Photographer: Chris Ratcliffe

Signs That Traders Are Coming to Terms With Rand's New Normal

After years of being a one-way bet, South Africa’s rand seems to have turned a corner. The currency gained in 2017 after five straight years of losses, and extended the advance since January, riding a wave of optimism following the election of Cyril Ramaphosa as president.

These charts suggest that traders are starting to adapt to what may be the new normal for the South African currency.

The cost of hedging against rand weakness using currency options is falling. The premium of options to sell the rand versus those to buy it over the next six months dropped to the lowest in more than 10 years last week, indicating that traders are cutting bearish bets.
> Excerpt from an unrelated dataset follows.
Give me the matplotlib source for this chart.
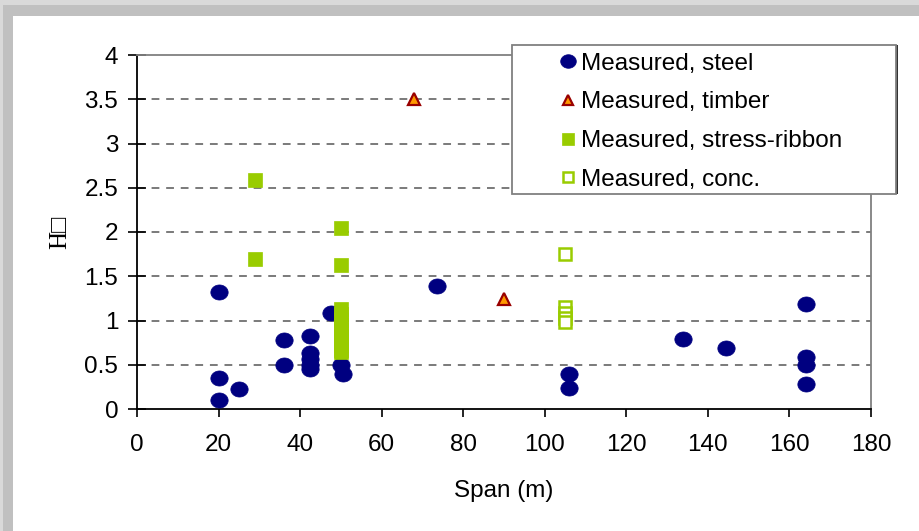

The number of open non-commercial short rand-dollar contracts is at the lowest since August, according to Commodity Futures Trading Commission data. Long-rand contracts outnumber shorts by more than 400 percent, the data show.

Analysts are scrambling to update their forecasts for the currency. As recently as December, the median prediction of analysts in Bloomberg surveys was for the rand to end 2018 at 14.50 per dollar. That’s come down to 12.30.

Foreigners can’t seem to get enough of South African assets. Inflows into the country’s stocks and bonds are running at a combined daily average of 916 million rand ($78 million), compared with 216 million rand last year. That suggests investors are becoming more comfortable with the currency risk.